How to Grow an Opt-In Email List

So what should you do instead? Grow an opt-in email list. We've already written a post of clever ways to go about doing this, which you can check out here. But below are the basic best practices that have a very big bang for their buck when it comes to consistently growing an email list.

1) Create gated assets so there's a reason for people to give you their email address.

Webinars, ebooks, templates, etc. -- these are all good long-form, premium content assets that people may find valuable enough to give over their email address. The more gated assets you have to put behind landing pages, the better -- a wider variety of content will make it easier for you to attract a wider swath of people.

2) Create useful tools.

If ebooks aren't your jam, create tools instead. I don't recommend a one-or-the-other approach, necessarily, but if you have more dev talent than writing talent, this may be a more attractive option for you. For example, we created Marketing Grader (formerly Website Grader, HubSpot's first tool) -- which is free to use, but prompts you to input an email address. We also took a similar approach to a more recent tool, the Blog Topic Generator.

3) Promote those gated assets on your marketing channels.

Now that you have some gated assets that can capture email addresses, spend a considerable amount of time making sure the world knows about them. You have plenty of channels at your disposal -- social media, PPC, and email are common ones to turn to. But none will provide lasting returns quite like your blog. Consider this scenario:

You promote your new gated assets by blogging about subject matters related to the content assets you've created, and then put CTAs that lead to the asset's landing page on every one of those blog posts.
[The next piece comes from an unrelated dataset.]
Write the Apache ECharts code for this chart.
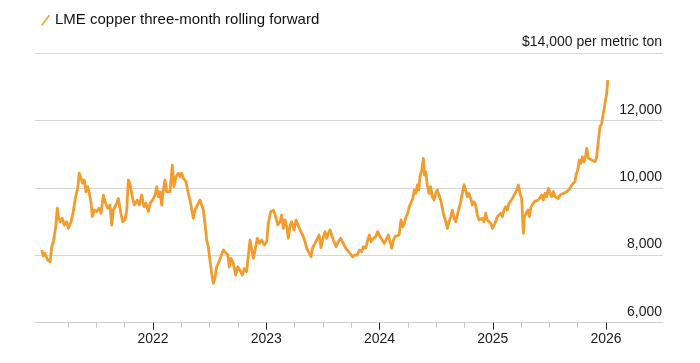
<!DOCTYPE html>
<html>
<head>
<meta charset="utf-8">
<script src="https://cdn.jsdelivr.net/npm/echarts@6/dist/echarts.min.js"></script>
<style>
html,body{margin:0;padding:0;background:#fff;}
#chart{width:700px;height:363px;}
</style>
</head>
<body>
<div id="chart"></div>
<script>
// Time positions (decimal years)
const time = [
2021.017,2021.031,2021.046,2021.070,2021.091,2021.106,2021.120,2021.141,2021.155,2021.164,
2021.179,2021.199,2021.217,2021.238,2021.252,2021.276,2021.296,2021.317,2021.335,2021.349,
2021.364,2021.379,2021.393,2021.408,2021.423,2021.438,2021.453,2021.464,2021.482,2021.503,
2021.523,2021.541,2021.561,2021.582,2021.600,2021.620,2021.635,2021.649,2021.664,2021.679,
2021.694,2021.717,2021.732,2021.753,2021.768,2021.782,2021.797,2021.817,2021.835,2021.841,
2021.861,2021.879,2021.900,2021.921,2021.938,2021.959,2021.974,2021.997,2022.018,2022.033,
2022.047,2022.062,2022.077,2022.091,2022.106,2022.121,2022.135,2022.150,2022.170,2022.185,
2022.203,2022.223,2022.238,2022.253,2022.268,2022.291,2022.312,2022.327,2022.342,2022.356,
2022.371,2022.386,2022.400,2022.415,2022.430,2022.444,2022.459,2022.474,2022.488,2022.503,
2022.518,2022.532,2022.547,2022.562,2022.577,2022.592,2022.607,2022.621,2022.642,2022.660,
2022.674,2022.689,2022.709,2022.730,2022.748,2022.768,2022.789,2022.806,2022.827,2022.842,
2022.857,2022.872,2022.886,2022.901,2022.921,2022.939,2022.960,2022.983,2023.004,2023.018,
2023.039,2023.062,2023.083,2023.101,2023.121,2023.136,2023.151,2023.166,2023.181,2023.195,
2023.210,2023.225,2023.245,2023.263,2023.278,2023.292,2023.313,2023.327,2023.342,2023.357,
2023.371,2023.395,2023.407,2023.424,2023.446,2023.466,2023.483,2023.504,2023.519,2023.534,
2023.548,2023.563,2023.578,2023.592,2023.616,2023.636,2023.657,2023.680,2023.702,2023.719,
2023.740,2023.760,2023.784,2023.804,2023.822,2023.843,2023.857,2023.878,2023.896,2023.910,
2023.925,2023.945,2023.966,2023.984,2024.004,2024.025,2024.042,2024.064,2024.078,2024.093,
2024.108,2024.122,2024.137,2024.152,2024.172,2024.190,2024.205,2024.219,2024.234,2024.249,
2024.263,2024.278,2024.293,2024.307,2024.322,2024.334,2024.346,2024.358,2024.373,2024.387,
2024.396,2024.408,2024.422,2024.437,2024.452,2024.466,2024.481,2024.496,2024.510,2024.525,
2024.540,2024.555,2024.570,2024.585,2024.599,2024.614,2024.629,2024.643,2024.658,2024.673,
2024.687,2024.702,2024.717,2024.731,2024.746,2024.761,2024.775,2024.790,2024.805,2024.819,
2024.834,2024.849,2024.864,2024.879,2024.894,2024.908,2024.923,2024.938,2024.952,2024.967,
2024.982,2024.996,2025.011,2025.026,2025.040,2025.055,2025.070,2025.084,2025.099,2025.114,
2025.128,2025.143,2025.158,2025.173,2025.188,2025.196,2025.211,2025.226,2025.241,2025.256,
2025.264,2025.270,2025.279,2025.294,2025.309,2025.323,2025.338,2025.353,2025.367,2025.382,
2025.402,2025.417,2025.432,2025.446,2025.461,2025.476,2025.491,2025.506,2025.521,2025.535,
2025.550,2025.565,2025.579,2025.594,2025.609,2025.623,2025.638,2025.653,2025.667,2025.682,
2025.697,2025.711,2025.726,2025.735,2025.750,2025.764,2025.779,2025.791,2025.806,2025.821,
2025.830,2025.844,2025.859,2025.874,2025.888,2025.903,2025.918,2025.932,2025.947,2025.962,
2025.976,2025.991,2026.006,2026.015
];
// LME copper three-month price, $ per metric ton
const price = [
8160,7980,8060,7860,7810,8255,8405,8850,9400,9150,
9000,9100,8900,9000,8800,9000,9300,9740,9990,10440,
10390,10140,10240,9890,10040,9840,9545,9150,9345,9300,
9400,9250,9790,9545,9400,9495,8900,9345,9300,9545,
9690,9250,9000,9050,9345,10240,10140,9740,9495,9545,
9645,9495,9790,9445,9545,9300,9545,9645,9790,10040,
9740,9890,9495,9940,10240,9890,9940,9890,10680,10040,
10335,10440,10335,10440,10290,10190,9840,9645,9345,9100,
9345,9445,9545,9645,9690,9345,8950,8455,8255,7860,
7465,7170,7320,7660,7760,7900,7860,8160,8080,8010,
7660,7910,7760,7415,7660,7560,7415,7610,7515,8010,
8455,8160,7910,8160,8505,8355,8455,8305,8405,8950,
9295,9345,9150,8900,9000,9195,8800,9050,8850,8505,
8900,9000,8750,9050,9000,8800,8655,8555,8405,8210,
8160,7960,8210,8210,8455,8605,8230,8555,8705,8505,
8655,8755,8800,8455,8255,8405,8505,8355,8210,8255,
8060,7960,8010,8010,8160,8110,8255,8210,8455,8605,
8405,8505,8555,8705,8555,8455,8355,8505,8605,8405,
8210,8455,8555,8505,8605,9050,8850,8950,9150,9250,
9445,9495,9690,9940,9840,10090,9940,10360,10535,10880,
10385,10485,10090,9840,10040,9740,9645,9840,9940,9890,
9645,9400,9150,9000,8800,9000,9150,9345,9100,9000,
9195,9400,9595,9840,10090,9940,9740,9840,9690,9495,
9595,9495,9195,9050,9000,9100,9000,9250,9050,9000,
8950,8800,8900,9000,9150,9100,9250,9150,9345,9445,
9345,9545,9545,9690,9790,9840,9940,10090,9840,9645,
9050,8655,9150,9250,9345,9150,9445,9495,9595,9545,
9645,9690,9790,9645,9840,9740,9990,9840,9740,9890,
9740,9790,9690,9790,9740,9840,9790,9890,9840,9990,
10090,10040,10190,10385,10535,10830,10735,10930,10780,10980,
11180,10880,10930,10830,10780,10780,10930,11425,11820,11920,
12220,12515,12810,13205
];
const yearTicks = [2022, 2023, 2024, 2025, 2026];
const quarterTicks = [2021.25, 2021.5, 2021.75, 2022.25, 2022.5, 2022.75, 2023.25, 2023.5, 2023.75,
  2024.25, 2024.5, 2024.75, 2025.25, 2025.5, 2025.75];
const yTicks = [6000, 8000, 10000, 12000, 14000];
const seriesName = 'LME copper three-month rolling forward';
const unitLabel = '$14,000 per metric ton';

const FONT = '"Liberation Sans", Arial, Helvetica, sans-serif';
const seriesData = time.map((t, i) => [t, price[i]]);
const X_MIN = 2020.958, X_MAX = 2026.503;

const chart = echarts.init(document.getElementById('chart'), null, {renderer: 'canvas'});
chart.setOption({
  animation: false,
  backgroundColor: '#ffffff',
  textStyle: {fontFamily: FONT},
  legend: {
    left: 31, top: 7,
    itemWidth: 14, itemHeight: 14,
    icon: 'path://M0,0 M14,14 M5,12.5 L12.8,2.2 L14,3.2 L6.2,13.5 Z',
    textStyle: {fontSize: 15, color: '#111', fontFamily: FONT},
    data: [seriesName],
    selectedMode: false
  },
  grid: {left: 35, right: 37, top: 53.3, bottom: 40.3, containLabel: false},
  xAxis: [
    {
      type: 'value', min: X_MIN, max: X_MAX,
      axisLine: {show: true, lineStyle: {color: '#cfcfcf', width: 1}},
      axisTick: {show: true, customValues: yearTicks, length: 7, lineStyle: {color: '#222', width: 1}},
      axisLabel: {show: true, customValues: yearTicks, margin: 9, fontSize: 14, color: '#1a1a1a',
        fontFamily: FONT, formatter: v => String(Math.round(v))},
      splitLine: {show: false}
    },
    {
      type: 'value', min: X_MIN, max: X_MAX, position: 'bottom',
      axisLine: {show: false},
      axisTick: {show: true, customValues: quarterTicks, length: 5, lineStyle: {color: '#c4c4c4', width: 1}},
      axisLabel: {show: false},
      splitLine: {show: false}
    }
  ],
  yAxis: {
    type: 'value', position: 'right', min: 6000, max: 14000, interval: 2000,
    axisLine: {show: false}, axisTick: {show: false},
    splitLine: {show: true, lineStyle: {color: '#d6d6d6', width: 1}},
    axisLabel: {
      inside: true, margin: 1, fontSize: 14, color: '#1a1a1a', fontFamily: FONT,
      verticalAlign: 'bottom', padding: [0, 0, 4, 0],
      showMinLabel: true, showMaxLabel: true,
      formatter: v => v === 14000 ? unitLabel : v.toLocaleString('en-US')
    }
  },
  series: [{
    name: seriesName, type: 'line', data: seriesData, xAxisIndex: 0,
    showSymbol: false, symbol: 'none',
    lineStyle: {color: '#f39c2e', width: 2.8, join: 'round'},
    itemStyle: {color: '#f39c2e'}
  }]
});
</script>
</body>
</html>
Now let's say, hypothetically, your blog posts get about 100 views per month, and your visitor-to-lead conversion rate on the blog is about 2%. That means you'd get two leads from a single blog post each month.

Then, let's say you write 30 blog posts a month. That means you'd get 60 leads in a month -- 2 from each blog post. Now keep doing that for a year. The work you did to blog that first month will continue to drive leads throughout the year. That means you're actually getting 4,680 opt-in contacts a month by the end of a 12-month period because of the compounding effects of blogging -- not just 720 opt-in contacts (60 leads*12 months).

blogging_compounding_returns.jpg

4) Run creative email marketing campaigns.

Most people don't think of email as a lead- or contact-generating channel. But because people forward helpful emails to colleagues or friends, it can actually expand your database if you simply make forwarding or sharing email content easy for recipients. Include calls-to-action in your emails that make sharing an obvious choice for recipients, particularly with your most useful assets.

If you already have a pretty large database, you also likely have some contacts that have gone quite stale. If so, I recommend running a re-engagement campaign that can help you both scrub your list and prevent the kind of spam and IP issues I addressed earlier, as well as reawaken old contacts that might have forgotten about you, but would actually be great fits for sales. If you want help structuring a send like that, check out this blog post.

What else do you do to generate legitimate, opt-in email addresses for your email marketing program?